I scoffed a little at the beginning of the week when people said that Autumn seemed just round the corner but in a week, it really does seem to be imminent. It could be wishful thinking: I absolutely love autumn. I love the organisation that seems to come with autumn and I love that shops smell of freshly sharpened pencils and I love that the trees are overflowing with things that can be put in a crumble or a jam.
Channel 4 asked on twitter, earlier in the week, what foods people were looking forward to in the coming season. I could write a pretty endless list but it would definitely involve blackberries, plums, damsons, sloes and apples from the garden, game such as pheasants and duck, corn on the cobs, squashes and chestnuts and walnuts.
A friend of ours gave us a large bowl of damsons and as I’ve not been feeling well, I thought a good occupation of my time would be to make some damson jam. Damsons are a relation of the plum and are sometimes called damask plums. They have a smooth oval shape with a beautiful purple skin and yellow, green flesh inside. They grow on trees which produce a lovely white flower in the Spring.
Normally, I would consider jam a waste for damsons that could go into gin and create wonderful damson gin but as it’s the season and damsons are so plentiful, I can make plenty of damson gin too.
I’ve written about the basics of jam making before, the setting points and the jar sterilisation and such and so I shall simply post the link here for reference: https://thegirlwiththewoodenspoon.wordpress.com/2010/09/12/strawberry-fields-forever/. It’s definitely worth reading if you haven’t previously made jam as the set and the jars are so important if you want your jams to set and keep well.

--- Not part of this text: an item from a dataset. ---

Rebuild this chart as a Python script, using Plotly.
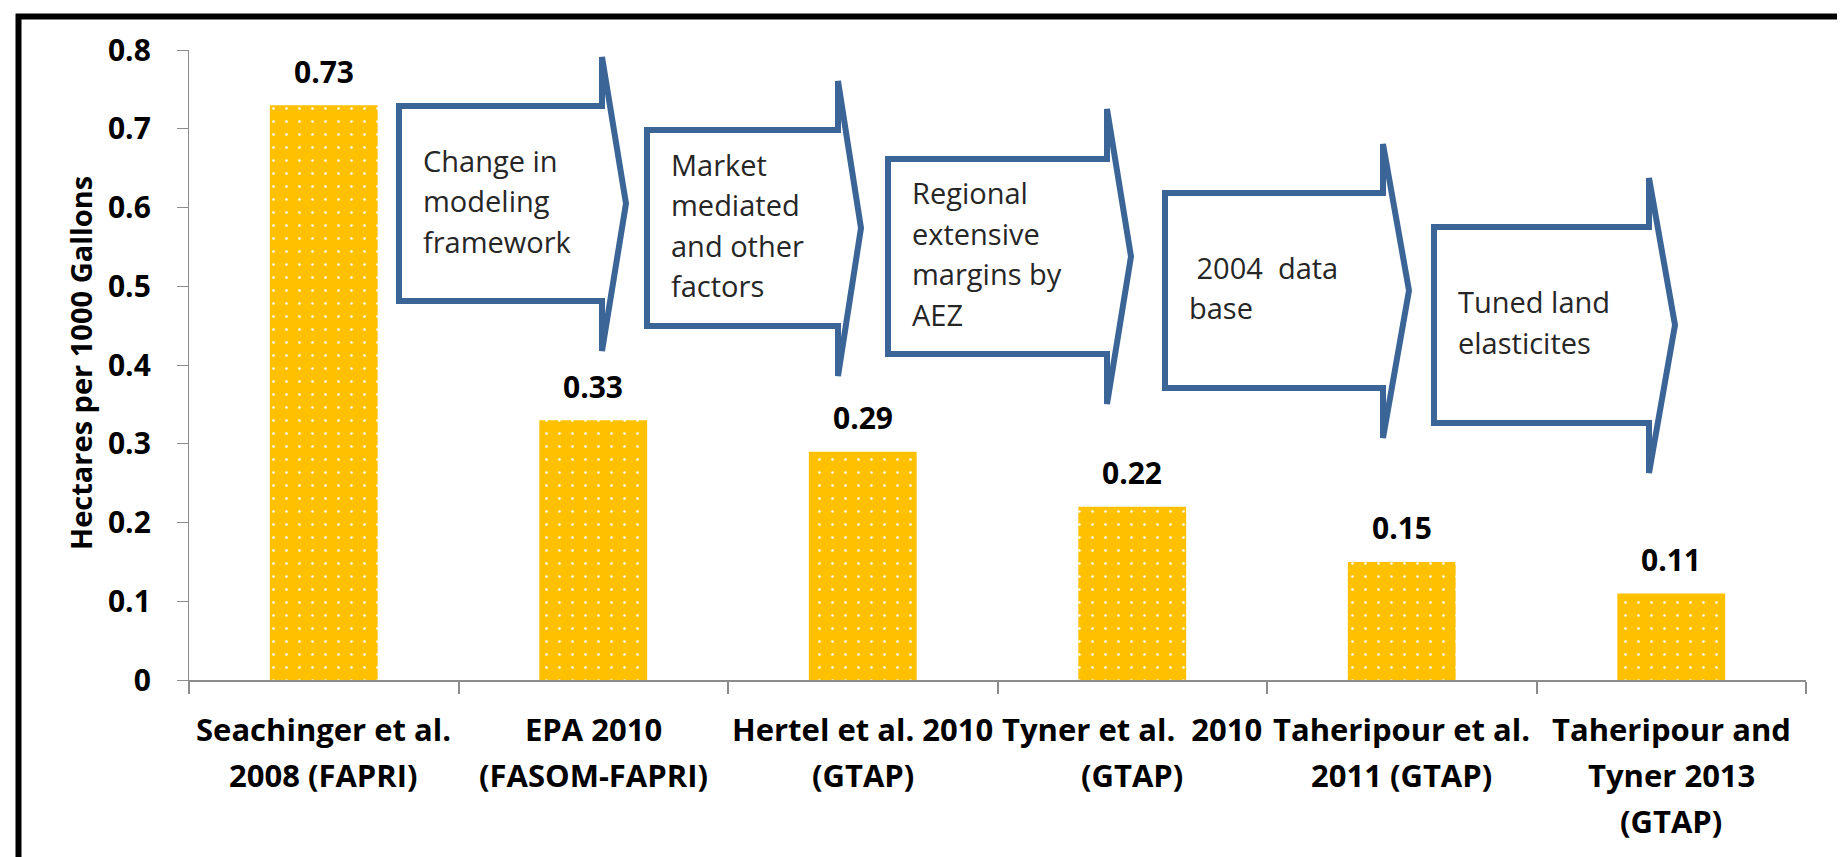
import plotly.graph_objects as go

# ---------------- data ----------------
categories = [
    "Seachinger et al.\n2008 (FAPRI)",
    "EPA 2010\n(FASOM-FAPRI)",
    "Hertel et al. 2010\n(GTAP)",
    "Tyner et al.\u00a0\u00a02010\n(GTAP)",
    "Taheripour et al.\n2011 (GTAP)",
    "Taheripour and\nTyner 2013\n(GTAP)",
]
values = [0.73, 0.33, 0.29, 0.22, 0.15, 0.11]
value_labels = ["0.73", "0.33", "0.29", "0.22", "0.15", "0.11"]
y_ticks = [0, 0.1, 0.2, 0.3, 0.4, 0.5, 0.6, 0.7, 0.8]
y_tick_labels = ["0", "0.1", "0.2", "0.3", "0.4", "0.5", "0.6", "0.7", "0.8"]
y_title = "Hectares per 1000 Gallons"
arrow_texts = [
    ["Change in", "modeling", "framework"],
    ["Market", "mediated", "and other", "factors"],
    ["Regional", "extensive", "margins by", "AEZ"],
    ["\u00a02004\u00a0\u00a0data", "base"],
    ["Tuned land", "elasticites"],
]

# ---------------- layout geometry (pixels) ----------------
W, H = 1845, 857
DX, DY = -6, -7                      # global placement of the plot block
L0, R0, T0, B0 = 187, 1804, 49, 679  # plot area before placement shift
L, R, T, B = L0 + DX, R0 + DX, T0 + DY, B0 + DY
PW, PH = R - L, B - T


def px(x):
    """x in block coordinates -> paper"""
    return (x - L0) / PW


def py(y):
    """y in block coordinates -> paper"""
    return (B0 - y) / PH


def pxa(x):
    """absolute x pixel -> paper"""
    return (x - L) / PW


def pya(y):
    """absolute y pixel -> paper"""
    return (B - y) / PH


# arrow outlines: left, top, bottom, neck, head-top, head-bottom, tip
arrow_geom = [
    (397, 105, 300, 600, 56, 350, 624),
    (645, 129, 325, 836, 80, 375, 859),
    (886, 158, 353, 1105, 108, 403, 1129),
    (1163, 192, 387, 1381, 143, 437, 1407),
    (1432, 226, 422, 1647, 177, 472, 1673),
]

BAR_COLOR = "#FFC000"
ARROW_COLOR = "#3B6597"
AXIS_COLOR = "#8C8C8C"
BOLD = "Open Sans"

fig = go.Figure()
fig.add_trace(go.Bar(
    x=categories,
    y=values,
    width=0.4,
    marker=dict(
        color=BAR_COLOR,
        line=dict(width=0),
        pattern=dict(shape=".", bgcolor=BAR_COLOR, fgcolor="white",
                     fgopacity=1, size=13, solidity=0.032),
    ),
    hoverinfo="skip",
))

annotations = []
# data labels
for c, v, lab in zip(categories, values, value_labels):
    annotations.append(dict(
        x=c, y=v, xref="x", yref="y", text="<b>%s</b>" % lab, showarrow=False,
        yanchor="middle", xanchor="center", yshift=34,
        font=dict(family=BOLD, size=30, color="#000000"),
    ))
# category labels (one annotation per line for Excel-like line spacing)
for c in categories:
    for i, line in enumerate(c.split("\n")):
        annotations.append(dict(
            x=c, y=0, xref="x", yref="paper", text="<b>%s</b>" % line,
            showarrow=False, xanchor="center", yanchor="middle",
            yshift=-(49 + 46 * i),
            font=dict(family=BOLD, size=31, color="#000000"),
        ))
# y-axis title
annotations.append(dict(
    x=px(78), y=py(362), xref="paper", yref="paper",
    text="<b>%s</b>" % y_title, textangle=-90, showarrow=False,
    xanchor="center", yanchor="middle",
    font=dict(family=BOLD, size=29, color="#000000"),
))

shapes = []
# arrows
for (lft, top, bot, neck, ht, hb, tip), lines in zip(arrow_geom, arrow_texts):
    mid = (top + bot) / 2
    pts = [(lft, top), (neck, top), (neck, ht), (tip, mid), (neck, hb),
           (neck, bot), (lft, bot)]
    path = "M " + " L ".join("%.5f,%.5f" % (px(a), py(b)) for a, b in pts) + " Z"
    shapes.append(dict(type="path", xref="paper", yref="paper", path=path,
                       line=dict(color=ARROW_COLOR, width=6),
                       fillcolor="white", layer="above"))
    spacing = 40.5
    n = len(lines)
    for i, line in enumerate(lines):
        yc = mid - 3 + (i - (n - 1) / 2) * spacing
        annotations.append(dict(
            x=px(lft + 22), y=py(yc), xref="paper", yref="paper",
            text=line, showarrow=False, xanchor="left", yanchor="middle",
            font=dict(family="Open Sans", size=29, color="#262626"),
        ))

# outer black frame (bottom edge lies beyond the picture)
fpts = [(10.5, 900), (10.5, 8.5), (1839, 8.5), (1839, 900)]
fpath = "M " + " L ".join("%.5f,%.5f" % (pxa(a), pya(b)) for a, b in fpts)
shapes.append(dict(type="path", xref="paper", yref="paper", path=fpath,
                   line=dict(color="#000000", width=6), layer="above"))

fig.update_layout(
    width=W, height=H,
    margin=dict(l=L, r=W - R, t=T, b=H - B, autoexpand=False),
    paper_bgcolor="white", plot_bgcolor="white",
    showlegend=False,
    bargap=0.6,
    annotations=annotations,
    shapes=shapes,
    xaxis=dict(
        type="category", showgrid=False, zeroline=False,
        showline=True, linecolor=AXIS_COLOR, linewidth=1.6,
        ticks="outside", tickson="boundaries", ticklen=12,
        tickcolor=AXIS_COLOR, tickwidth=1.5, showticklabels=False,
        fixedrange=True,
    ),
    yaxis=dict(
        range=[0, 0.8], tickmode="array", tickvals=y_ticks, ticktext=y_tick_labels,
        showgrid=False, zeroline=False, showline=True, linecolor=AXIS_COLOR,
        linewidth=1.3, ticks="outside", ticklen=11, tickcolor=AXIS_COLOR,
        tickwidth=1.3, ticklabelstandoff=20,
        tickfont=dict(family=BOLD, size=30, color="#000000", weight="bold"),
        fixedrange=True,
    ),
)

fig.write_html("out.html", config={"displayModeBar": False})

I used the recipe from Marguerite Patten’s The Basic Basics Jams, Preserves and Chutneys Handbook. It’s a great little book with the expected basic recipes but with some quite interesting recipes too. It’s a pretty simple recipe with the most time consuming bit removing the stones! It takes a good length of time to skim out the stones with a slotted spoons, you do feel like you’re fishing for something very slippery!!
2kg of damsons = about 3kg of finished jam
- 2kg damsons
- 2 pints of water
- 2kg jam sugar
- the general rule of thumb with this is 450g damsons/half pint of water/450g jam sugar
- Put the fruit and water in a saucepan or preserving pan. Use less water if the fruit is overly ripe.
- Simmer this until the fruit is soft and then remove from the heat and skim out the stones with a slotted spoon. You may have to squish some damsons against the side of the pan to get the stones out. Be careful not to lose too much flesh!
- Add the sugar and stir over a medium heat until the sugar is completely dissolved.
- Bring to a fast boil and boil until a setting point is reached. Using a saucer from the freezer as explained in the link above.
- Spoon into hot jars and seal while still hot.